Breaking through the Colorado River clutter: Science Be Dammed

Eric and I could not be more happy about this from John Berggren.

There are countless Colorado River resources available to learn about the history of how the river has been and continues to be governed. Hundreds of books, reports, studies, and papers have been written on the subject. Accordingly, it takes something quite new and novel—and credible—to break through the masses and rival Colorado River classics such as Norris Hundley, Jr. and Marc Reisner’s work. Eric Kuhn and John Fleck have undoubtedly done exactly that in their new book Science Be Dammed: How Ignoring Inconvenient Science Drained the Colorado River.

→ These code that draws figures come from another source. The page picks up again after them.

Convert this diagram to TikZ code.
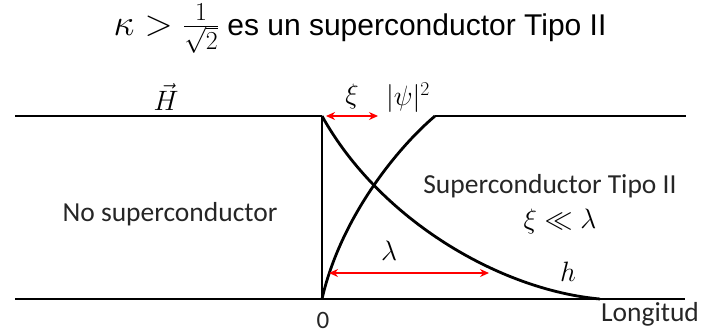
\RequirePackage{fix-cm}
\documentclass[tikz,border=0pt]{standalone}
\usepackage{fontspec}
\setmainfont{Liberation Sans}
\newfontfamily\calib{Carlito}
\usetikzlibrary{arrows.meta}
\tikzset{
  thickline/.style={line width=2.8pt, black},
  redarrow/.style={{Stealth[length=9pt,width=8pt]}-{Stealth[length=9pt,width=8pt]}, line width=1.4pt, red},
  lbl/.style={font=\calib\fontsize{27.5}{30}\selectfont, text=black!85, inner sep=0pt},
  mlbl/.style={font=\fontsize{28}{30}\selectfont, inner sep=0pt}
}
\begin{document}
\begin{tikzpicture}[x=1pt, y=-1pt]
\useasboundingbox (0,0) rectangle (701,333);
\node[font=\fontsize{30}{33}\selectfont, inner sep=0pt] (title) at (360,29) {{\fontsize{37}{40}\selectfont$\kappa > \frac{1}{\sqrt{2}}$} es un superconductor Tipo II};
% frame lines
\coordinate (tl) at (15,116);
\coordinate (o) at (322,116);
\coordinate (b0) at (322,299);
\coordinate (bl) at (15,299);
\coordinate (br) at (685,299);
\coordinate (pk) at (435,116);
\coordinate (tr) at (686,116);
\coordinate (he) at (600,299);
\foreach \a/\b in {tl/o, o/b0, bl/br, pk/tr}
  \draw[thickline] (\a) -- (\b);
% h and |psi|^2
\draw[thickline] (o) .. controls (380,220) and (500,290) .. (he);
\draw[thickline] (b0) .. controls (340,220) and (395,150) .. (pk);
% lengths
\coordinate (xia) at (326,116);
\coordinate (xib) at (378,116);
\coordinate (laa) at (329,273);
\coordinate (lab) at (489,273);
\draw[redarrow] (xia) -- (xib);
\draw[redarrow] (laa) -- (lab);
\node[mlbl] (H) at (166,97) {$\vec{H}$};
\node[mlbl] (xi) at (352,96) {$\xi$};
\node[mlbl] (psi) at (408,98) {$|\psi|^2$};
\node[mlbl] (lam) at (389,251) {$\lambda$};
\node[mlbl] (h) at (568,272) {$h$};
\node[mlbl] (rel) at (560,221) {$\xi \ll \lambda$};
\node[lbl] (sc) at (550,186) {Superconductor Tipo II};
\node[lbl] (nsc) at (170,214) {No superconductor};
\node[lbl, font=\calib\fontsize{25}{28}\selectfont] (zero) at (323,320) {0};
\node[lbl] (len) at (650,314) {Longitud};
\end{tikzpicture}
\end{document}
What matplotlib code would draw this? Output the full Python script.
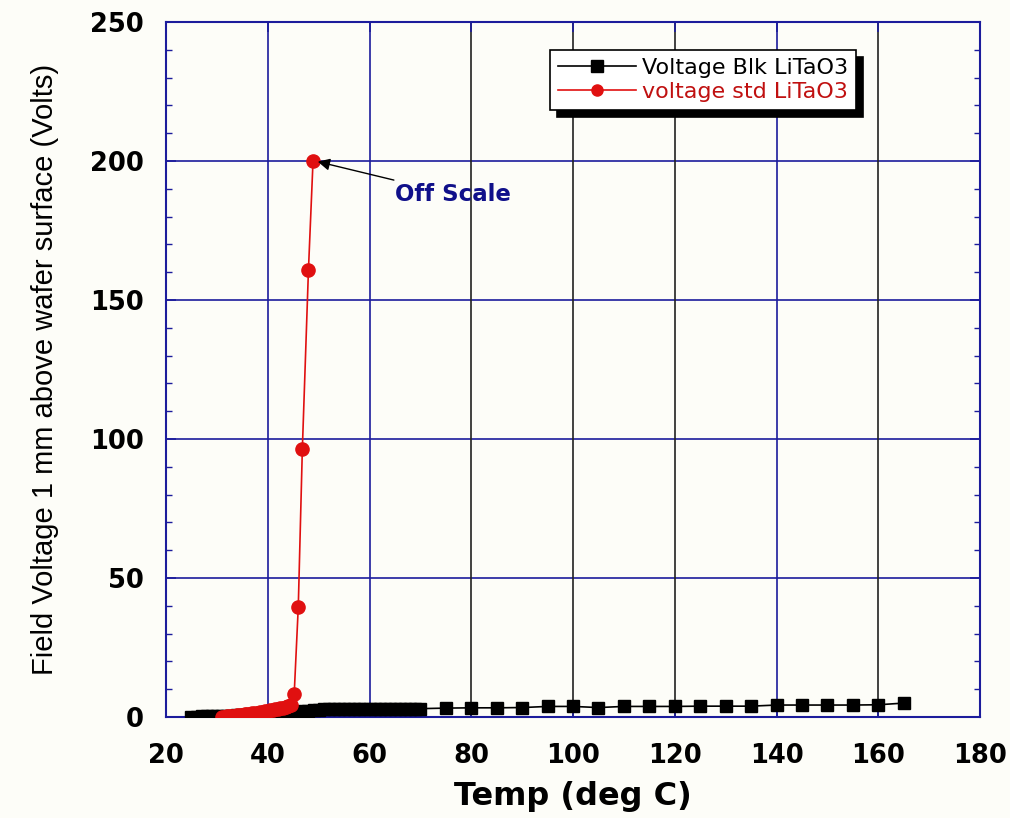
import matplotlib.pyplot as plt
from matplotlib import ticker

# black series: Voltage Blk LiTaO3
blk_temp = [25, 26, 27, 28, 29, 30, 31, 32, 33, 34, 35, 36, 37, 38, 39, 40,
            41, 42, 43, 44, 45, 46, 47, 48, 49, 50, 51, 52, 53, 54, 55, 56,
            57, 58, 59, 60, 61, 62, 63, 64, 65, 66, 67, 68, 69,
            70, 75, 80, 85, 90, 95, 100, 105, 110, 115, 120, 125, 130, 135,
            140, 145, 150, 155, 160, 165]
blk_volt = [0.0, 0.1, 0.2, 0.3, 0.3, 0.4, 0.4, 0.5, 0.5, 0.6, 0.6, 0.7, 0.7,
            0.8, 0.8, 0.9, 1.0, 1.1, 1.3, 1.5, 1.7, 1.9, 2.1, 2.3, 2.5, 2.6,
            2.7, 2.8, 2.9, 3.0, 3.0, 3.0, 3.0, 3.0, 3.0, 3.0, 3.0, 3.0, 3.0,
            3.0, 3.0, 3.0, 3.0, 3.0, 3.0,
            3.0, 3.2, 3.3, 3.3, 3.4, 3.8, 3.8, 3.4, 3.8, 3.8, 3.8, 3.9, 3.9,
            3.9, 4.3, 4.3, 4.3, 4.3, 4.4, 5.0]

# red series: voltage std LiTaO3
std_temp = [31, 31.5, 32, 32.5, 33, 33.5, 34, 34.5, 35, 35.5, 36, 36.5, 37,
            37.5, 38, 38.5, 39, 39.5, 40, 40.5, 41, 41.5, 42, 42.5, 43, 43.5,
            44, 44.5, 45.2, 46.0, 46.8, 48.0, 48.9]
std_volt = [0.0, 0.1, 0.2, 0.3, 0.4, 0.5, 0.6, 0.7, 0.8, 0.9, 1.0, 1.1, 1.3,
            1.4, 1.6, 1.7, 1.9, 2.0, 2.2, 2.4, 2.6, 2.8, 3.0, 3.2, 3.4, 3.6,
            3.9, 4.2, 8.3, 39.6, 96.4, 160.8, 200.0]

x_ticks = [20, 40, 60, 80, 100, 120, 140, 160, 180]
y_ticks = [0, 50, 100, 150, 200, 250]

NAVY = '#1c1c9c'
grid_colors = {40: NAVY, 60: NAVY, 80: '#222222', 100: '#222222',
               120: '#222222', 140: NAVY, 160: '#222222'}

plt.rcParams['font.family'] = ['Liberation Sans', 'DejaVu Sans']

fig = plt.figure(figsize=(10.1, 8.18), dpi=100)
fig.patch.set_facecolor('#fdfdf8')
ax = fig.add_axes([166 / 1010, 1 - 717 / 818, 814 / 1010, 695 / 818])
ax.set_facecolor('#fdfdf8')

# grid lines
for yv in y_ticks[1:-1]:
    ax.axhline(yv, color=NAVY, lw=1.2, zorder=1)
for xv, col in grid_colors.items():
    ax.axvline(xv, color=col, lw=1.2, zorder=1)

ax.plot(blk_temp, blk_volt, color='black', lw=1.2, marker='s', ms=9,
        mec='black', mfc='black', label='Voltage Blk LiTaO3', zorder=3)
ax.plot(std_temp, std_volt, color='#e01010', lw=1.2, marker='o', ms=9.5,
        mec='#e01010', mfc='#e01010', label='voltage std LiTaO3', zorder=4)

ax.annotate('Off Scale', xy=(49.3, 200), xytext=(65, 188),
            fontsize=16.5, fontweight='bold', color='#10108a',
            family='DejaVu Sans', va='center', ha='left',
            arrowprops=dict(arrowstyle='-|>', color='black', lw=1,
                            mutation_scale=18, shrinkA=0), zorder=5)

ax.set_xlim(20, 180)
ax.set_ylim(0, 250)
ax.set_xticks(x_ticks)
ax.set_yticks(y_ticks)
ax.yaxis.set_minor_locator(ticker.MultipleLocator(10))
ax.tick_params(which='both', direction='in', top=True, right=True,
               color=NAVY)
ax.tick_params(which='major', length=7, width=1.2, labelsize=18.5)
ax.tick_params(axis='x', pad=19)
ax.tick_params(axis='y', pad=16)
ax.tick_params(which='minor', length=4, width=1)
for lab in ax.get_xticklabels() + ax.get_yticklabels():
    lab.set_fontweight('bold')
    lab.set_family('DejaVu Sans')

for sp in ax.spines.values():
    sp.set_color(NAVY)
    sp.set_linewidth(1.5)

ax.set_xlabel('Temp (deg C)', fontsize=23, fontweight='bold',
              family='DejaVu Sans', labelpad=8)
ax.set_ylabel('Field Voltage 1 mm above wafer surface (Volts)', fontsize=21,
              labelpad=22)

leg = ax.legend(loc='upper left', bbox_to_anchor=(0.472, 0.96),
                borderaxespad=0, prop={'family': 'DejaVu Sans', 'size': 16},
                frameon=True, fancybox=False,
                shadow={'color': 'black', 'alpha': 1, 'ox': 5, 'oy': -5},
                borderpad=0.35, handlelength=3.5, handletextpad=0.3,
                labelspacing=0.2)
leg.get_frame().set_edgecolor('black')
leg.get_frame().set_linewidth(1.2)
leg.get_frame().set_facecolor('white')
leg.get_texts()[1].set_color('#c01010')
for h in leg.legend_handles:
    h.set_markersize(8)

fig.savefig('out.png', dpi=100, facecolor=fig.get_facecolor())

John, who did his doctorate at the University of Colorado studying Colorado River governance, now works for Western Resource Associates, and is one of the smart next generation of water thinkers whose help we need to get out of our current mess(es), argues thus:

If you have ever seen a talk or lecture about the Colorado River, you have almost certainly heard the refrain: when the negotiators divvied up the river in 1922, their period of record for streamflow was unusually high. They believed the river’s annual flow was at least 17.5 million acre-feet (MAF) and able to supply what the states could reasonably develop in the coming decades. Unfortunately, that 17.5 MAF ended up being much higher than the approximate 14 MAF we see today and because of that, they accidentally over-allocated the river.

But as Kuhn and Fleck dug into the record, they discovered the reason for over-allocation was more complicated, nuanced, and ultimately political rather than scientific.

But that was not the only time….

What becomes especially troubling is that Kuhn and Fleck continue to find this trend throughout the rest of the 20th century as further agreements were decided upon, water infrastructure projects were proposed and built, and we saw the continued evolution of Colorado River governance, known collectively as the “Law of the River.”

The full review is in Water Alternatives, an interdisciplinary journal on water, politics, and development.

3 Comments

  1. I had many of the same thoughts- that is- the book was concise and authoritative and cut through much of the noise written about the river. Thanks to John and Eric for reducing my uncertainties, which is an attempt at dry humor.

  2. “But it seems the authors’ hope this book serves as a gut check for those decision-makers, as a forced moment of self-reflection. Kuhn and Fleck conclude with questions about whether or not the decisions being made today, such as new shortage agreements, binational negotiations with Mexico, reservoir operation guidelines, and proposed new supply projects, are being justified with the best available science. Or are they instead selectively using science to justify political outcomes?”

    John, I’m a fan of your site and your books. You’ve questioned some of my comments in the past, but we really do see eye to eye on this issue. I tend to see things a little pessimistically. When I look at the last line of the quote above, I think “of course they are”.

  3. Roger – I think it’s important, though, to get beyond a glib “of course they are” and look at specific uses of science in specific decision-making processes today and share our judgments regarding whether folks are repeating the mistakes of the past. Eric and I have done that in the book, we hope you find our observations useful.